ちょっと年末のお話ですが、我が家のルート君12月31日に「冬コミ」に行こうか行くまいか迷っていました。どうも軍資金が足りないらしい。でも、お小遣い日も過ぎたばかりで、密かにへそくりも持っているのも、なぜか母は知っているのです。ところが、その二日前の夜、やたら私の前にやってきては「ハァー」と言います。
―どうもあいつは、この溜息を母に聞かせたいんだな―
「一度行くの諦めて、お金使っちゃったんだよね。まぁ、今もっているお金でも、少しはね。。ああ、交通費はいくらかかるのかナァ。。ぶちぶち」
「じゃぁさ、新年に返してくれればいいから、お金貸してあげようか? 」
「いや、俺は人に金を借りるなんてことは好きじゃないんだ。」
「ふーん、じゃあさ、私の仕事手伝う?山のようにあるんだけど。」
「今はそういう気分じゃないんだな。」
「えー。じゃあさ、お年玉を前渡してあげようか?」
「いや、それじゃぁ、新年の楽しみが減ってしまうからいやだなぁ。」
「・・・・・・・」
「ハァー 」
―おぬしの考えている事は、まるっとぐるっとお見通しじゃ(もう古いね)― だけど、この母は砂糖水より甘い母なのじゃ。子供の寂しげな後姿にもの凄く弱いのです。しかも、ルート君、いつもはほとんど我侭無しの自己主張なしの少年なので、よけい気にかかります。
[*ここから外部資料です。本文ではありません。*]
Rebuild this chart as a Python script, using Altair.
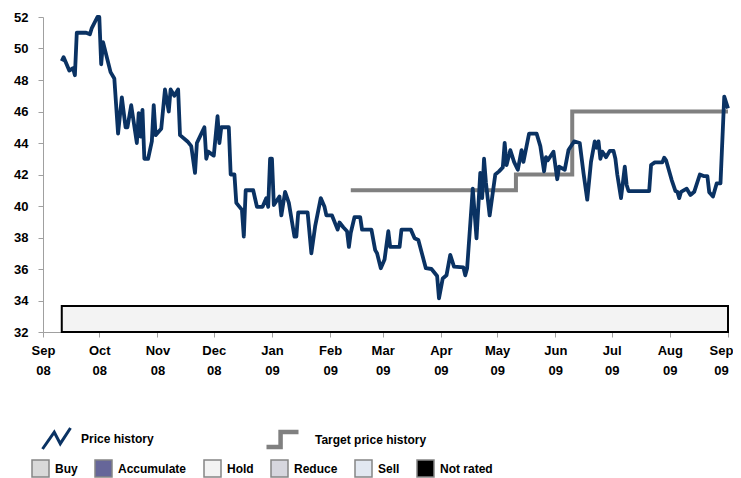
import altair as alt
import pandas as pd

price_dates = [
    "2008-09-11", "2008-09-12", "2008-09-15", "2008-09-17", "2008-09-18", "2008-09-19", "2008-09-24", "2008-09-26", "2008-09-27", "2008-09-30",
    "2008-10-01", "2008-10-02", "2008-10-03", "2008-10-07", "2008-10-09", "2008-10-11", "2008-10-13", "2008-10-15", "2008-10-16", "2008-10-18",
    "2008-10-21", "2008-10-22", "2008-10-23", "2008-10-24", "2008-10-25", "2008-10-27", "2008-10-29", "2008-10-30", "2008-10-31",
    "2008-11-03", "2008-11-05", "2008-11-07", "2008-11-08", "2008-11-10", "2008-11-12", "2008-11-13", "2008-11-17", "2008-11-19", "2008-11-21",
    "2008-11-22", "2008-11-24", "2008-11-26", "2008-11-27", "2008-11-28",
    "2008-12-01", "2008-12-03", "2008-12-04", "2008-12-05", "2008-12-09", "2008-12-10", "2008-12-12", "2008-12-13", "2008-12-16", "2008-12-17",
    "2008-12-18", "2008-12-22", "2008-12-24", "2008-12-27", "2008-12-29", "2008-12-30", "2008-12-31",
    "2009-01-01", "2009-01-02", "2009-01-05", "2009-01-06", "2009-01-08", "2009-01-10", "2009-01-13", "2009-01-14", "2009-01-15", "2009-01-20",
    "2009-01-22", "2009-01-24", "2009-01-27", "2009-01-29", "2009-01-30",
    "2009-02-02", "2009-02-05", "2009-02-06", "2009-02-08", "2009-02-10", "2009-02-11", "2009-02-12", "2009-02-14", "2009-02-17", "2009-02-18",
    "2009-02-23", "2009-02-25", "2009-02-26", "2009-02-28",
    "2009-03-02", "2009-03-04", "2009-03-05", "2009-03-10", "2009-03-11", "2009-03-16", "2009-03-18", "2009-03-20", "2009-03-24", "2009-03-27",
    "2009-03-30", "2009-03-31",
    "2009-04-02", "2009-04-04", "2009-04-06", "2009-04-08", "2009-04-13", "2009-04-14", "2009-04-15", "2009-04-18", "2009-04-20", "2009-04-22",
    "2009-04-23", "2009-04-24", "2009-04-25", "2009-04-27", "2009-04-30",
    "2009-05-02", "2009-05-04", "2009-05-05", "2009-05-06", "2009-05-08", "2009-05-10", "2009-05-12", "2009-05-14", "2009-05-15", "2009-05-18",
    "2009-05-22", "2009-05-24", "2009-05-26", "2009-05-27", "2009-05-28", "2009-05-31",
    "2009-06-02", "2009-06-03", "2009-06-06", "2009-06-08", "2009-06-11", "2009-06-14", "2009-06-16", "2009-06-18", "2009-06-20", "2009-06-22",
    "2009-06-23", "2009-06-24", "2009-06-25", "2009-06-26", "2009-06-28", "2009-06-30",
    "2009-07-02", "2009-07-03", "2009-07-04", "2009-07-06", "2009-07-08", "2009-07-09", "2009-07-10", "2009-07-21", "2009-07-22", "2009-07-24",
    "2009-07-28", "2009-07-29", "2009-07-30",
    "2009-08-02", "2009-08-04", "2009-08-05", "2009-08-06", "2009-08-07", "2009-08-10", "2009-08-12", "2009-08-14", "2009-08-17", "2009-08-19",
    "2009-08-21", "2009-08-22", "2009-08-24", "2009-08-26", "2009-08-28", "2009-08-30", "2009-09-01",
]

price_values = [
    49.2, 49.45, 48.6, 48.75, 48.3, 51.0, 51.0, 50.9, 51.3, 52.0,
    52.0, 49.0, 50.4, 48.5, 48.1, 44.6, 46.9, 45.0, 45.0, 46.4,
    44.0, 45.9, 44.4, 46.1, 43.0, 43.0, 44.1, 46.4, 44.5,
    44.9, 47.4, 46.0, 47.4, 47.0, 47.4, 44.5, 44.1, 43.8, 42.1,
    44.0, 44.5, 45.0, 43.0, 43.45,
    43.2, 45.7, 44.0, 45.0, 45.0, 42.0, 42.0, 40.2, 39.75, 38.05,
    41.0, 41.0, 39.95, 39.95, 40.5, 39.95, 43.0,
    43.0, 40.06, 40.6, 39.4, 40.9, 40.2, 38.05, 38.05, 39.6, 39.6,
    37.0, 38.7, 40.5, 39.95, 39.4,
    39.4, 38.5, 38.95, 38.65, 38.4, 37.4, 38.3, 39.3, 39.3, 38.5,
    38.5, 37.2, 37.0, 36.05,
    36.6, 38.4, 37.4, 37.4, 38.5, 38.5, 37.95, 37.84, 36.05, 36.0,
    35.56, 34.14,
    35.4, 35.6, 36.9, 36.15, 36.1, 35.6, 36.05, 41.1, 37.95, 42.1,
    40.5, 43.0, 41.5, 39.4, 42.0,
    42.2, 42.45, 44.0, 42.6, 43.55, 42.8, 42.3, 43.55, 42.8, 44.6,
    44.6, 43.8, 42.2, 43.1, 42.9, 43.45,
    41.7, 42.5, 42.3, 43.55, 44.1, 44.0, 42.1, 40.4, 42.8, 44.1,
    43.7, 44.1, 43.0, 43.45, 43.1, 43.5,
    43.5, 43.0, 42.0, 40.5, 42.5, 41.33, 40.95, 40.95, 42.6, 42.77,
    42.77, 43.07, 42.9,
    41.65, 40.95, 40.9, 40.5, 40.9, 41.1, 40.7, 40.9, 42.0, 41.9,
    41.9, 40.87, 40.6, 41.44, 41.44, 46.94, 46.2,
]

target_dates = ["2009-02-12", "2009-05-11", "2009-06-10", "2009-09-01"]
target_values = [41.0, 42.0, 46.0, 46.0]

rating_names = ["Buy", "Accumulate", "Hold", "Reduce", "Sell", "Not rated"]
rating_colors = ["#d9d9d9", "#666699", "#f3f3f3", "#d6d6de", "#e2e8f1", "#000000"]

y_ticks = [32, 34, 36, 38, 40, 42, 44, 46, 48, 50, 52]

band_start = ["2008-09-11"]
band_end = ["2009-09-01"]
band_low = [32.0]
band_high = [33.65]
band_rating = ["Hold"]

price_df = pd.DataFrame({"date": price_dates, "price": price_values, "series": "Price history"})
target_df = pd.DataFrame({"date": target_dates, "price": target_values, "series": "Target price history"})
band_df = pd.DataFrame({"start": band_start, "end": band_end, "low": band_low,
                        "high": band_high, "rating": band_rating})

x_scale = alt.Scale(
    type="utc",
    domain=[alt.DateTime(year=2008, month=9, date=1, utc=True),
            alt.DateTime(year=2009, month=9, date=1, utc=True)],
    nice=False,
)
y_scale = alt.Scale(domain=[32, 52], nice=False)


def x_axis():
    return alt.Axis(
        title=None,
        tickCount={"interval": "month", "step": 1},
        labelExpr="[utcFormat(datum.value, '%b'), utcFormat(datum.value, '%y')]",
        labelLineHeight=20,
        labelPadding=7,
        labelOffset={"condition": {"test": "utcyear(datum.value) == 2009 && utcmonth(datum.value) == 8",
                                   "value": -7},
                     "value": 0},
        tickSize=5,
        labelOverlap=False,
        labelFlush=False,
        labelBound=False,
    )


def y_axis():
    return alt.Axis(
        title=None,
        values=y_ticks,
        format="d",
        tickSize=5,
        labelPadding=10,
        labelOverlap=False,
        labelFlush=False,
        labelBound=False,
    )


band = alt.Chart(band_df).mark_rect(stroke="#000000", strokeWidth=2).encode(
    x=alt.X("start:T", scale=x_scale, axis=x_axis()),
    x2="end:T",
    y=alt.Y("low:Q", scale=y_scale, axis=y_axis()),
    y2="high:Q",
    fill=alt.Fill(
        "rating:N",
        scale=alt.Scale(domain=rating_names, range=rating_colors),
        legend=alt.Legend(
            title=None,
            orient="none",
            legendX=-12,
            legendY=442,
            direction="horizontal",
            columns=6,
            columnPadding=14,
            symbolType="square",
            symbolSize=289,
            symbolStrokeColor="#858585",
            symbolStrokeWidth=1.5,
            labelOffset=5,
            labelFontSize=12,
        ),
    ),
)

target = alt.Chart(target_df).mark_line(interpolate="step-after", strokeWidth=4).encode(
    x=alt.X("date:T", scale=x_scale, axis=x_axis()),
    y=alt.Y("price:Q", scale=y_scale, axis=y_axis()),
    stroke=alt.Stroke(
        "series:N",
        scale=alt.Scale(domain=["Target price history"], range=["#808080"]),
        legend=alt.Legend(
            title=None,
            orient="none",
            legendX=221,
            legendY=404,
            symbolType="M-1,0.47L-0.12,0.47L-0.12,-0.47L1,-0.47",
            symbolSize=1024,
            symbolStrokeWidth=4.5,
            symbolFillColor="transparent",
            labelOffset=14,
            labelFontSize=12,
        ),
    ),
)

price = alt.Chart(price_df).mark_line(strokeWidth=3.8, strokeJoin="round").encode(
    x=alt.X("date:T", scale=x_scale, axis=x_axis()),
    y=alt.Y("price:Q", scale=y_scale, axis=y_axis()),
    color=alt.Color(
        "series:N",
        scale=alt.Scale(domain=["Price history"], range=["#0a3263"]),
        legend=alt.Legend(
            title=None,
            orient="none",
            legendX=-2,
            legendY=406,
            symbolType="M-1,0.75L-0.16,-0.45L0.27,0.37L1,-0.75",
            symbolSize=784,
            symbolStrokeWidth=3,
            symbolStrokeColor="#0a0a8c",
            symbolFillColor="transparent",
            labelOffset=9,
            labelFontSize=12,
        ),
    ),
)

chart = alt.layer(band, target, price).resolve_scale(
    color="independent", stroke="independent", fill="independent"
).properties(
    width=685,
    height=315,
    autosize=alt.AutoSizeParams(type="none"),
    padding={"left": 35, "top": 9, "right": 5, "bottom": 148},
    background="#ffffff",
).configure_view(
    stroke=None
).configure_axis(
    labelFont="Liberation Sans",
    labelFontWeight="bold",
    labelFontSize=13,
    labelColor="#000000",
    domainColor="#a0a0a0",
    tickColor="#a0a0a0",
    grid=False,
).configure_legend(
    labelFont="Liberation Sans",
    labelFontWeight="bold",
    labelColor="#000000",
    padding=0,
)

chart.save("out.html", embed_options={"renderer": "svg", "actions": False})
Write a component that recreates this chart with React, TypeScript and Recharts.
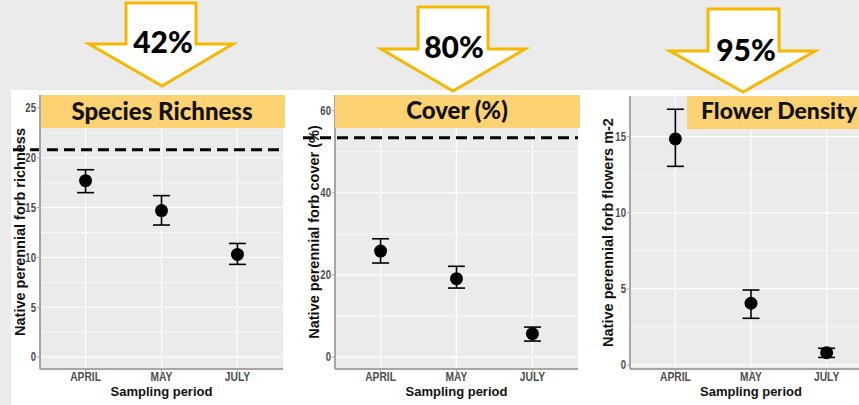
import React from 'react';
import {
  ScatterChart,
  Scatter,
  XAxis,
  YAxis,
  CartesianGrid,
  ErrorBar,
  ReferenceLine,
  Label,
} from 'recharts';

// sampling periods
const months = ['APRIL', 'MAY', 'JULY'];

// species richness: mean with lower / upper error bounds
const richnessMean = [17.7, 14.7, 10.3];
const richnessLow = [16.5, 13.25, 9.3];
const richnessHigh = [18.8, 16.2, 11.4];
const richnessRef = 20.8;

// cover (%)
const coverMean = [25.8, 19.1, 5.7];
const coverLow = [22.9, 16.8, 3.9];
const coverHigh = [28.8, 22.1, 7.3];
const coverRef = 53.4;

// flower density
const flowerMean = [14.85, 4.06, 0.81];
const flowerLow = [13.05, 3.07, 0.5];
const flowerHigh = [16.8, 4.93, 1.1];

// y tick labels (major / minor grid)
const richnessTicks = [0, 5, 10, 15, 20, 25];
const richnessMinor = [2.5, 7.5, 12.5, 17.5, 22.5];
const coverTicks = [0, 20, 40, 60];
const coverMinor = [10, 30, 50];
const flowerTicks = [0, 5, 10, 15];
const flowerMinor = [2.5, 7.5, 12.5];

// reductions shown in the arrows
const reductions = ['42%', '80%', '95%'];
const titles = ['Species Richness', 'Cover (%)', 'Flower Density'];

const toRows = (mean: number[], low: number[], high: number[]) =>
  mean.map((m, i) => ({ x: i + 1, y: m, err: [m - low[i], high[i] - m] }));

const sansBold = '"Liberation Sans", Arial, sans-serif';

// narrow, grey, bold tick text like the R defaults in the picture
const XTick = ({ x, y, payload }: any) => (
  <text
    transform={`translate(${x},${y}) scale(0.82,1)`}
    textAnchor="middle"
    dy="0.72em"
    fontFamily={sansBold}
    fontWeight={700}
    fontSize={12.5}
    fill="#4d4d4d"
  >
    {months[payload.value - 1]}
  </text>
);

const YTick = ({ x, y, payload }: any) => (
  <text
    transform={`translate(${x},${y}) scale(0.8,1)`}
    textAnchor="end"
    dy="0.36em"
    fontFamily={sansBold}
    fontWeight={700}
    fontSize={12}
    fill="#4d4d4d"
  >
    {payload.value}
  </text>
);

interface PanelProps {
  left: number;
  width: number;
  margin: { top: number; right: number; bottom: number; left: number };
  yWidth: number;
  domain: [number, number];
  ticks: number[];
  minor: number[];
  rows: { x: number; y: number; err: number[] }[];
  refValue?: number;
  refExtend?: number;
  yTitle: string;
  yGap: number;
}

const Panel: React.FC<PanelProps> = ({
  left, width, margin, yWidth, domain, ticks, minor, rows, refValue, refExtend = 0, yTitle, yGap,
}) => (
  <div style={{ position: 'absolute', left, top: 90 }}>
    <ScatterChart width={width} height={315} margin={margin}>
      <CartesianGrid
        fill="#ebebeb"
        stroke="#fff"
        strokeWidth={0.6}
        vertical={false}
        horizontalValues={minor}
      />
      <CartesianGrid stroke="#fff" strokeWidth={1.2} horizontalValues={ticks} verticalValues={[1, 2, 3]} />
      <XAxis
        type="number"
        dataKey="x"
        domain={[0.4, 3.6]}
        ticks={[1, 2, 3]}
        allowDataOverflow
        height={36}
        tickSize={3}
        tickMargin={0}
        tick={<XTick />}
        axisLine={{ stroke: '#a6a6a6', strokeWidth: 2 }}
        tickLine={{ stroke: '#a6a6a6' }}
      >
        <Label
          content={({ viewBox }: any) => (
            <text
              x={viewBox.x + viewBox.width / 2}
              y={viewBox.y + 27}
              textAnchor="middle"
              fontFamily={sansBold}
              fontWeight={700}
              fontSize={13}
              fill="#111"
            >
              Sampling period
            </text>
          )}
        />
      </XAxis>
      <YAxis
        type="number"
        dataKey="y"
        domain={domain}
        ticks={ticks}
        allowDataOverflow
        width={yWidth}
        tickSize={3}
        tickMargin={1}
        tick={<YTick />}
        axisLine={{ stroke: '#a6a6a6', strokeWidth: 2 }}
        tickLine={{ stroke: '#a6a6a6' }}
      >
        <Label
          content={({ viewBox }: any) => {
            const x = viewBox.x + viewBox.width - yGap;
            const y = viewBox.y + viewBox.height / 2;
            return (
              <text
                x={x}
                y={y}
                transform={`rotate(-90 ${x} ${y})`}
                textAnchor="middle"
                fontFamily={sansBold}
                fontWeight={700}
                fontSize={14.5}
                fill="#111"
              >
                {yTitle}
              </text>
            );
          }}
        />
      </YAxis>
      {refValue !== undefined && (
        <ReferenceLine
          y={refValue}
          ifOverflow="visible"
          shape={(p: any) => (
            <line
              x1={p.x1 - refExtend}
              y1={p.y1}
              x2={p.x2}
              y2={p.y2}
              stroke="#000"
              strokeWidth={3}
              strokeDasharray="11 6"
            />
          )}
        />
      )}
      <Scatter
        data={rows}
        dataKey="y"
        isAnimationActive={false}
        shape={(p: any) => <circle cx={p.cx} cy={p.cy} r={6.5} fill="#000" />}
      >
        <ErrorBar dataKey="err" direction="y" width={8.5} stroke="#000" strokeWidth={1.6} isAnimationActive={false} />
      </Scatter>
    </ScatterChart>
  </div>
);

const arrows = [
  { pts: '126,3 196,3 196,44 233,44 162,86 89,44 126,44', tx: 163, ty: 53 },
  { pts: '418,7 488,7 488,49 525,49 453,91 381,49 418,49', tx: 454, ty: 58 },
  { pts: '708,9 779,9 779,51 815,51 743,92 670,51 708,51', tx: 746, ty: 61 },
];
const boxes = [
  { x: 41, y: 95, w: 244, tx: 162, ty: 120, fs: 24 },
  { x: 335, y: 95, w: 245, tx: 457, ty: 119, fs: 24 },
  { x: 687, y: 96, w: 190, tx: 779, ty: 119, fs: 23 },
];

export default function App() {
  return (
    <div
      style={{
        position: 'fixed',
        left: 0,
        top: 0,
        width: 859,
        height: 405,
        overflow: 'hidden',
        background: '#fff',
      }}
    >
      <div style={{ position: 'absolute', left: 0, top: 0, width: 859, height: 90, background: '#ebebeb' }} />
      <div style={{ position: 'absolute', left: 0, top: 90, width: 11, height: 315, background: '#ebebeb' }} />
      <Panel
        left={11}
        width={279}
        margin={{ top: 5, right: 7, bottom: 0, left: 0 }}
        yWidth={29}
        domain={[-1.2, 26.3]}
        ticks={richnessTicks}
        minor={richnessMinor}
        rows={toRows(richnessMean, richnessLow, richnessHigh)}
        refValue={richnessRef}
        refExtend={27}
        yTitle="Native perennial forb richness"
        yGap={15}
      />
      <Panel
        left={290}
        width={300}
        margin={{ top: 5, right: 12, bottom: 0, left: 0 }}
        yWidth={45}
        domain={[-2.9, 63.8]}
        ticks={coverTicks}
        minor={coverMinor}
        rows={toRows(coverMean, coverLow, coverHigh)}
        refValue={coverRef}
        refExtend={32}
        yTitle="Native perennial forb cover (%)"
        yGap={16}
      />
      <Panel
        left={590}
        width={282}
        margin={{ top: 6, right: 0, bottom: 0, left: 0 }}
        yWidth={40}
        domain={[-0.26, 17.67]}
        ticks={flowerTicks}
        minor={flowerMinor}
        rows={toRows(flowerMean, flowerLow, flowerHigh)}
        yTitle="Native perennial forb flowers m-2"
        yGap={17}
      />
      <svg
        width={859}
        height={405}
        style={{ position: 'absolute', left: 0, top: 0, pointerEvents: 'none' }}
      >
        {boxes.map((b, i) => (
          <g key={`b${i}`}>
            <rect x={b.x} y={b.y} width={b.w} height={33} fill="#fdd273" />
            <text
              x={b.tx}
              y={b.ty}
              textAnchor="middle"
              fontFamily="Lato, 'Open Sans', sans-serif"
              fontWeight={900}
              fontSize={b.fs}
              fill="#111"
            >
              {titles[i]}
            </text>
          </g>
        ))}
        {arrows.map((a, i) => (
          <g key={`a${i}`}>
            <polygon points={a.pts} fill="#fff" stroke="#f5b800" strokeWidth={3} />
            <text
              x={a.tx}
              y={a.ty}
              textAnchor="middle"
              fontFamily="Lato, 'Open Sans', sans-serif"
              fontWeight={900}
              fontSize={30}
              fill="#000"
            >
              {reductions[i]}
            </text>
          </g>
        ))}
      </svg>
    </div>
  );
}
「不景気だし、もう大きいからクリスマスの時には無視していたんだけど、あげようかな。三千円。」
「あげたらいいじゃない。」とだんなは笑いながら言います。
甘いと自分でも分かっているので、自分より大甘の人にお伺いを立て後押しして欲しいのですね。小心者ですから。何で、三千円なのかはまた話が長くなるので、またクリスマスの頃にでも・・(だいぶ先ですね)
翌日ランチの時にサッとラッタ君とルート君の前にお金を置くとその金額を見て、ラッタ君は言いました。
「おお、サンクス。だけど、なんで今頃?」
「ルート君に感謝したら。」と昨日の会話のいきさつを言うと、
「お前、それしょっぱすぎ。恥ずかしくないの。」
「いや、俺はそんなつもりでは・・・」
「つもりでもないのに、その態度。罰としてその金も俺様によこせ。」
理不尽この上ない恐怖のラッタ魔人を後にルートくんは自分の部屋に退散して、お買い物リストを検討中。交通費の心配はなくなったでしょ。
机の上にグループ名をチェックしたのか、同人誌が2冊置いてありました。今の同人誌って綺麗ですよね。彼の机の中にはびっちりと並んでいますよ。
「ねえ、ルート君。こういうモノにはまると言う事は、夢のようなものでござるよ。そして、その夢はいつか覚めるものでござる。」
「うん、知ってる。」
―知っていて、つぎ込んでいるのなら、いいけどね。
年明けて、ふと聞いて見ました。いくら使ったの?・・・聞くんじゃなかった・・・
1月2日にラッタ君はお部屋の大掃除を始めました。さすが私の子供だけあってマイペース。「動かざる事山の如し」だった、机の上が片付きました。
「筑波山が崩壊したぞ。」とか言っているけれど。廊下がゴミ袋の山じゃない。見ると、中学・高校と嵌っていたカードが、一袋にぎゅうぎゅうに入っていました。ラッタ君の夢の残骸です。